Adanya perbedaan pendapat mengenai rencana reklamasi kawasan Pantai Utara Jakarta ini telah menumbuhkan suatu polemik berkepanjangan di ibukota sejak masih dalam kepimpinan Gubernur Sutiyoso hingga pemindahan tampuk kekuasaan telah berpindah ke tangan Gubernur Jakarta terpilih saat ini yaitu Basuki Tjahaya Purnama atau Ahok. Saat itu, pemerintah berdalih bahwa proses reklamasi pantai telah sesuai dengan Keputusan Presiden (Keppres) RI Nomor 52 tahun 1995 tentang Reklamasi Pantai Utara (Pantura) Jakarta dengan pengurukan lahan sebesar 2.700 hektare laut di utara Jakarta, dengan harapan bahwa reklamasi yang dilakukan akan turut mampu memperbaiki kondisi lingkungan pantura Jakarta yang rusak. Namun, berdasarkan kajian amdal yang dilakukan oleh Kementerian Lingkungan Hidup, kegiatan reklamasi yang dilakukan akan menimbulkan dampak lingkungan yang besar yang kemudian dibaregi dengan keluarnya Keputusan Menteri Lingkungan Hidup (LH) Nomor 14 Tahun 2003 yang isinya menolak rencana kegiatan Pemerintah Provinisi DKI Jakarta yang akan mereklamasi kawasan pantura Jakarta yang kemudian terus berlarut-larut hingga saat ini dan menyebabkan proyek megah ini menjadi mangkrak. Lebih lanjut, selain berpedoman terhadap Keppres Nomor 52 Tahun 1995, landasan lain yang dijadikan acuan oleh Pemerintah Provinsi DKI Jakarat auntuk melakukan reklamasi adalah Peraturan Daerah Khusus Ibukota Jakarta Nomor 8 Tahun 1995 yang mengatur tentang penyelenggaraan reklamasi di DKI yang dalam konsideransnya menyebutkan bahwa sesuai dengan Keppres Nomor 17 Tahun 1994, Kawasan Pantai Utara adalah termasuk kategori Kawasan Andalan yaitu kawasan yang mempunyai nilai strategis yang dipandang dari sudut ekonomi dan perkembangan kota.

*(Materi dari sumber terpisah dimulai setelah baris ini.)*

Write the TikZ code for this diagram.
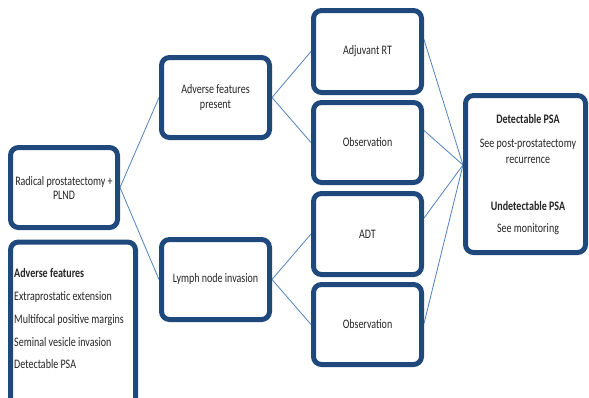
\documentclass[tikz,border=0pt]{standalone}
\usepackage{fontspec}
\setmainfont{Carlito}[FakeStretch=0.77]
\usetikzlibrary{calc,backgrounds}
\definecolor{boxblue}{RGB}{31,73,125}
\definecolor{linkblue}{RGB}{79,129,189}
\begin{document}
\begin{tikzpicture}[x=1pt,y=-1pt,
  stepbox/.style={draw=boxblue,line width=5pt,rounded corners=8pt,fill=white,
    align=center,inner sep=2pt,font=\fontsize{13}{14}\selectfont,text=black!85},
  link/.style={draw=linkblue,line width=0.8pt}]
\useasboundingbox (0,0) rectangle (589,397);
\clip (0,0) rectangle (589,397);
\node[stepbox,minimum width=107pt,minimum height=80pt] (rad) at (64,187.5) {Radical prostatectomy +\\PLND};
\node[stepbox,minimum width=108pt,minimum height=80pt,font=\fontsize{13}{15.5}\selectfont] (afp) at (215.5,97.5) {Adverse features\\present};
\node[stepbox,minimum width=108pt,minimum height=80pt] (lni) at (215.5,279.5) {Lymph node invasion};
\node[stepbox,minimum width=108pt,minimum height=82pt] (adj) at (367.5,51.5) {Adjuvant RT};
\node[stepbox,minimum width=108pt,minimum height=80pt] (obs1) at (367.5,142.5) {Observation};
\node[stepbox,minimum width=108pt,minimum height=81pt] (adt) at (367.5,234) {ADT};
\node[stepbox,minimum width=108pt,minimum height=80pt] (obs2) at (367.5,324.5) {Observation};
\node[stepbox,minimum width=120pt,minimum height=157pt] (res) at (525.5,174) {};
\node[stepbox,minimum width=125pt,minimum height=175pt,anchor=north] (feat) at (73,239.5) {};
\node[anchor=north west,align=left,inner sep=0pt,font=\fontsize{13}{22.9}\selectfont,text=black!85]
  (feattxt) at (14,268) {\textbf{Adverse features}\\Extraprostatic extension\\Multifocal positive margins\\Seminal vesicle invasion\\Detectable PSA};
\node[anchor=north,align=center,inner sep=0pt,font=\fontsize{13}{15.4}\selectfont,text=black!85]
  (restxt) at (528,114) {\textbf{Detectable PSA}\\[9.2pt]See post-prostatectomy\\recurrence\\[31.9pt]\textbf{Undetectable PSA}\\[6.3pt]See monitoring};
\coordinate (rin) at ($(res.west)+(0,-9)$);
\begin{scope}[on background layer]
\draw[link] (rad.east) -- (afp.west);
\draw[link] (rad.east) -- (lni.west);
\draw[link] (afp.east) -- (adj.west);
\draw[link] (afp.east) -- (obs1.west);
\draw[link] (lni.east) -- (adt.west);
\draw[link] (lni.east) -- (obs2.west);
\draw[link] ($(adj.east)+(0,-12)$) -- (rin);
\draw[link] ($(obs1.east)+(0,-12)$) -- (rin);
\draw[link] ($(adt.east)+(0,-16)$) -- (rin);
\draw[link] ($(obs2.east)+(0,-1)$) -- (rin);
\end{scope}
\end{tikzpicture}
\end{document}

Setelah rencana reklamasi ini mengalami “pasang-surut” selama masa kepemimpinan Gubernur Fauzi Bowo dan Gubernur Jokowi, barulah pada masa kepemimpinan Gubernur Basuki Tjahaya Purnama (Ahok) ini isu rencana reklamasi kembali bergulir. Tak tanggung-tanggung, pada tanggal 23 Desember 2014 Ahok menerbitkan Keputusan Gubernur 2238 Tahun 2014 (mengacu pada Keppres Nomor 52 Tahun 1995 tentang Reklamasi Pantai Utara (Pantura) Jakarta) yang memberi izin reklamasi langsung kepada PT. Muara Wisesa Samudra selaku anak perusahaan grup Agung Podomoro Land (APL) untuk melakukan reklamasi laut seluas 161 hektare yang melingkupi 17 pulau di Pantai Muara Karang, Pluit, Jakarta Utara, dengan investasi diperkirakan mencapai Rp. 50 Triliun.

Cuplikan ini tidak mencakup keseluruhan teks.